Pour les habitants d’un État plutôt paumé d’un pays aussi large que le short d’un amateur de NYHC, le contact avec les grandes villes actives peut être difficile. Il faut ainsi tuer le temps et trouver un hobby qui permette de se soustraire à un quotidien des plus mornes. Heureusement pour nous, les cinq membres formant Bent Life ont eu la bonne idée de monter leur affaire musicale en 2010. Le Nebraska et la région du Midwest n’étant pas connus pour être des viviers abondants de groupes jouant du hardcore, on peut remercier Expire – dont la réputation n’est plus à faire – de les avoir emmenés en tournée pour faire croquer les petits frères, étant eux-mêmes originaires du Wisconsin, autre État du Midwest, et connaissant donc les galères associées à cette partie des USA.
Laissons la petite leçon de géographie de côté et intéressons-nous plutôt à ce que Bent Life veut nous raconter musicalement.

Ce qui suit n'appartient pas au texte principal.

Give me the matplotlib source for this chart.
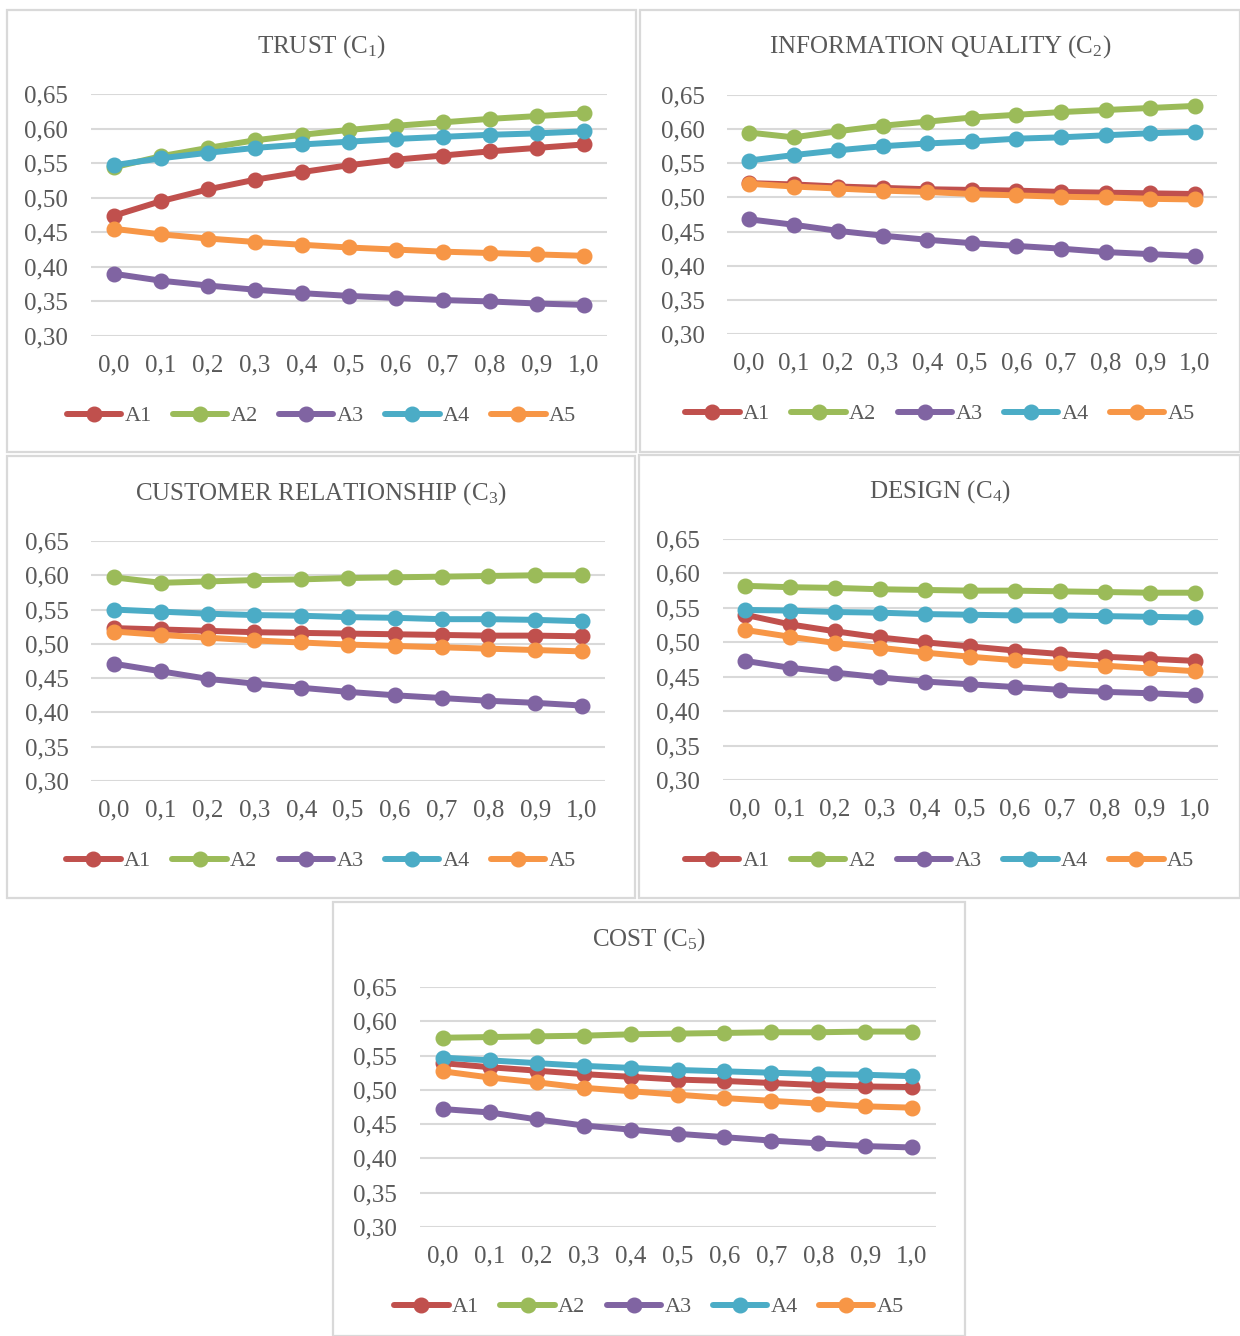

Car ce n’est pas tout de jouer du hardcore, encore faut-il bien le faire. Sur ce point, on peut dire que le crew du Nebraska s’en sort de façon tout à fait honnête, sans cependant révolutionner le genre – phénomène se produisant de plus en plus rarement me direz-vous. Le succès fulgurant de leurs contemporains Expire ou Soul Search a certainement donné des idées à Bent Life, ces derniers jouant à mon sens un mélange efficace de ce qui fait la force des deux noms précités, qui sont très en vogue actuellement.

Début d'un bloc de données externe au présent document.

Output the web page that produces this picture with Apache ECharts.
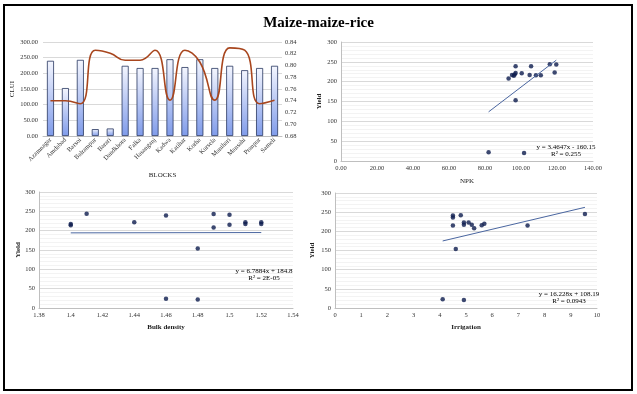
<!DOCTYPE html>
<html><head><meta charset="utf-8">
<script src="https://cdn.jsdelivr.net/npm/echarts@6/dist/echarts.min.js"></script>
<style>html,body{margin:0;padding:0;background:#fff}#c{width:637px;height:394px}</style>
</head><body><div id="c"></div>
<script>
// ---- data ----
const blocks = ['Azamnagar','Amdabad','Barsoi','Balrampur','Barari','Dandkhora','Falka','Hasanganj','Kadwa','Katihar','Korha','Kursela','Manihari','Mansahi','Pranpur','Sameli'];
const clui = [240,153,243,22,24,224,217,217,245,220,245,217,224,210,217,224];
const ratio = [0.740,0.740,0.735,0.826,0.821,0.809,0.809,0.826,0.741,0.826,0.806,0.741,0.830,0.826,0.735,0.741];

const npkPoints = [[82,22],[101.7,20],[97,153],[93.1,208],[95,217],[96,215],[96.5,218],[97,222],[97,239],[100.4,221],[104.8,217],[105.6,239],[108.3,216],[111,216],[116,244],[118.7,223],[119.6,243]];
const npkTrend = [[82,123.9],[119.6,254.2]];
const npkEq = ['y = 3.4647x - 160.15','R² = 0.255'];

const bdPoints = [[1.40,217],[1.40,214],[1.41,244],[1.44,222],[1.46,239],[1.46,24],[1.48,154],[1.48,22],[1.49,243],[1.49,208],[1.50,241],[1.50,215],[1.51,222],[1.51,217],[1.52,222],[1.52,217]];
const bdTrend = [[1.40,194.3],[1.52,195.1]];
const bdEq = ['y = 6.7884x + 184.8','R² = 2E-05'];

const irrPoints = [[4.11,23],[4.5,236],[4.5,241],[4.5,215],[4.61,154],[4.8,242],[4.92,223],[4.92,217],[4.92,21],[5.1,223],[5.22,217],[5.31,208],[5.6,216],[5.7,220],[7.35,215],[9.54,245]];
const irrTrend = [[4.11,174.9],[9.54,262.6]];
const irrEq = ['y = 16.228x + 108.19','R² = 0.0943'];

// ---- style ----
const FF = '"Liberation Serif","Times New Roman",serif';
const tick = {fontFamily: FF, fontSize: 6.5, color: '#333'};
const nameSty = {fontFamily: FF, fontSize: 7, color: '#222'};
const nameBold = {fontFamily: FF, fontSize: 7, color: '#222', fontWeight: 'bold'};
const gridLine = {show: true, lineStyle: {color: '#d9d9d9', width: 1}};
const minorLine = {show: true, lineStyle: {color: '#f3f3f3', width: 1}};
const axLine = {show: true, lineStyle: {color: '#bfbfbf', width: 1}};
const dot = {color: '#0d1b4d'};
const trendSty = {color: '#4a66a0', width: 1};

function scatterY(gi, gap) {
  return {gridIndex: gi, type: 'value', min: 0, max: 300, interval: 50,
    name: 'Yield', nameLocation: 'middle', nameGap: gap, nameTextStyle: nameBold,
    axisLabel: Object.assign({margin: 4}, tick), axisLine: axLine, axisTick: {show: false},
    splitLine: gridLine, minorSplitLine: minorLine, minorTick: {show: false, splitNumber: 5}};
}
function eqText(x, y, t) {
  return {type: 'text', x: x, y: y, z: 200, zlevel: 0,
    style: {text: t, fontFamily: FF, fontSize: 7, fill: '#000', align: 'center', verticalAlign: 'middle'}};
}

const chart = echarts.init(document.getElementById('c'), null, {renderer: 'canvas'});
chart.setOption({
  animation: false,
  backgroundColor: '#fff',
  title: {text: 'Maize-maize-rice', left: 'center', top: 11,
    textStyle: {fontFamily: FF, fontSize: 15, fontWeight: 'bold', color: '#000'}},
  grid: [
    {left: 43, top: 42, width: 239, height: 94},
    {left: 341, top: 42, width: 252, height: 119},
    {left: 39, top: 192, width: 254, height: 116},
    {left: 335, top: 193, width: 262, height: 115}
  ],
  xAxis: [
    {gridIndex: 0, type: 'category', data: blocks, name: 'BLOCKS', nameLocation: 'middle', nameGap: 36,
      nameTextStyle: nameSty, axisLabel: Object.assign({rotate: 45, margin: 3, interval: 0}, tick),
      axisLine: axLine, axisTick: {show: false}},
    {gridIndex: 1, type: 'value', min: 0, max: 140, interval: 20, name: 'NPK', nameLocation: 'middle', nameGap: 17,
      nameTextStyle: nameSty, axisLabel: Object.assign({margin: 4, formatter: v => v.toFixed(2)}, tick),
      axisLine: axLine, axisTick: {show: false}, splitLine: {show: false}},
    {gridIndex: 2, type: 'value', min: 1.38, max: 1.54, interval: 0.02, name: 'Bulk density', nameLocation: 'middle', nameGap: 16,
      nameTextStyle: nameBold, axisLabel: Object.assign({margin: 4, formatter: v => String(parseFloat(v.toFixed(2)))}, tick),
      axisLine: axLine, axisTick: {show: false}, splitLine: {show: false}},
    {gridIndex: 3, type: 'value', min: 0, max: 10, interval: 1, name: 'Irrigation', nameLocation: 'middle', nameGap: 16,
      nameTextStyle: nameBold, axisLabel: Object.assign({margin: 4}, tick),
      axisLine: axLine, axisTick: {show: false}, splitLine: {show: false}}
  ],
  yAxis: [
    {gridIndex: 0, type: 'value', min: 0, max: 300, interval: 50, name: 'CLUI', nameLocation: 'middle', nameGap: 27,
      nameTextStyle: nameSty, axisLabel: Object.assign({margin: 5, formatter: v => v.toFixed(2)}, tick),
      axisLine: {show: false}, axisTick: {show: false}, splitLine: gridLine},
    {gridIndex: 0, type: 'value', position: 'right', min: 0.68, max: 0.84, interval: 0.02,
      axisLabel: Object.assign({margin: 3, formatter: v => v.toFixed(2)}, tick),
      axisLine: {show: false}, axisTick: {show: false}, splitLine: {show: false}},
    scatterY(1, 18),
    scatterY(2, 17),
    scatterY(3, 19)
  ],
  series: [
    {type: 'bar', xAxisIndex: 0, yAxisIndex: 0, data: clui, barWidth: '47%',
      itemStyle: {borderColor: '#27365f', borderWidth: 0.8,
        color: new echarts.graphic.LinearGradient(0, 0, 0, 1, [
          {offset: 0, color: '#f4f6fe'}, {offset: 1, color: '#7f9bea'}])}},
    {type: 'line', xAxisIndex: 0, yAxisIndex: 1, data: ratio, smooth: 0.5, symbol: 'none',
      lineStyle: {color: '#a8461e', width: 1.6}},
    {type: 'line', xAxisIndex: 1, yAxisIndex: 2, data: npkTrend, symbol: 'none', lineStyle: trendSty},
    {type: 'scatter', xAxisIndex: 1, yAxisIndex: 2, data: npkPoints, symbolSize: 4.5, itemStyle: dot},
    {type: 'line', xAxisIndex: 2, yAxisIndex: 3, data: bdTrend, symbol: 'none', lineStyle: trendSty},
    {type: 'scatter', xAxisIndex: 2, yAxisIndex: 3, data: bdPoints, symbolSize: 4.5, itemStyle: dot},
    {type: 'line', xAxisIndex: 3, yAxisIndex: 4, data: irrTrend, symbol: 'none', lineStyle: trendSty},
    {type: 'scatter', xAxisIndex: 3, yAxisIndex: 4, data: irrPoints, symbolSize: 4.5, itemStyle: dot}
  ],
  graphic: [
    {type: 'rect', shape: {x: 4, y: 5, width: 628, height: 385}, style: {fill: 'none', stroke: '#000', lineWidth: 2}, z: 100},
    eqText(566, 147, npkEq[0]), eqText(566, 154.5, npkEq[1]),
    eqText(264, 271, bdEq[0]), eqText(264, 278.5, bdEq[1]),
    eqText(569, 294, irrEq[0]), eqText(569, 301.5, irrEq[1])
  ]
});
</script></body></html>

Aux Californiens, ils ont emprunté le groove XXL faisant hocher la tête comme à bord d’un Low Rider en plein Compton (les entames de « Unlearn » et « The Hard Way » étant montées sur ressors), ainsi que le son de guitare étouffant et saturé à l’excès de
Bury The Blame. J’avoue ne pas totalement partager l’enthousiasme général autour de Soul Search, mais Bent Life me console en apportant une touche supplémentaire bien présente chez Expire, en l’instance d’un riffing particulièrement véloce et vindicatif (« The Hard Way » fait définitivement le café sur tous les points). Malgré l’impression de lourdeur que trimballe cet EP éponyme, le tempo moyen des titres est assez prenant pour retenir l’attention, et rend par la même occasion les décélérations d’autant plus marquantes (attention, mosh part sur « Love To Lose »). Même si Bent Life n’atteint pas le parfait équilibre entre agression, nervosité et groove assassin d’un
Pendulum Swings, les riffs s'installent rapidement en tête, tout comme l’envie de violer le bouton replay (c’est que le bazar s’emballe follement à la fin de « Unlearn »). Seul point noir au tableau, un certain manque de variation entre et à l’intérieur des pistes, dont on s’aperçoit facilement sur « Tied To The Earth » qui fonctionne globalement sur un seul riff, mais pas moyen d’empêcher les genoux de jouer aux essuie-glace.
Tout simplement, à l’image de son imposant chanteur frôlant l’inflammation des cordes vocales avec ses beuglements, les cinq titres de
Bent Life sont une dédicace à ton copain qui abuse souvent du Macdo et traîne une bonne quinzaine de kilos en trop, celui qui a tendance à écarter les coudes et prendre toute la place à table. Mais bon, il n’est pas foncièrement méchant, au contraire c’est souvent lui qui met l’ambiance et fait rire les potes avec ses grands gestes démonstratifs et son visage joufflu. Il y a de quoi se moquer, entre sa démarche pataude et ses tentatives de two-step provoquant l’hilarité. Sauf que, depuis qu’il s’est rué sur un petit caïd un peu trop sûr de lui qui l’avait traité de "gros" – le syndrome du Menhir – et lui a infligé un
body slam digne de l’Undertaker avec une agilité dont tu ne le pensais pas capable, tu y réfléchis à deux fois avant de sortir une blague sur la surcharge pondérale.
Pour une première sortie,
Bent Life est plus que convaincant, malgré qu'il ne soit rien de plus qu’un EP proposant un hardcore classique et pourtant diablement efficace – toujours un problème récurrent, si l’on considère ça comme un problème, dans un style peu enclin au renouvellement. Je concède volontiers que les cinq morceaux sont assez – sûrement trop pour certaines personnes – similaires les uns par rapport aux autres, cela dit chacun d’eux possède sa/ses petite(s) partie(s) facilement identifiable(s) pour se défouler. Que voulez-vous, je suis faible, alors entre la quantité de two-steps et tous les "ough!" balancés par le chanteur, ce disque tombe parfaitement dans ma case "petit quart d’heure à la cool, on laisse le cerveau de côté". Dans ma campagne on m’a appris à savourer les choses simples : le pain, le saucisson, le fromage, le verre de rouge pour faire passer tout ça, et maintenant Bent Life.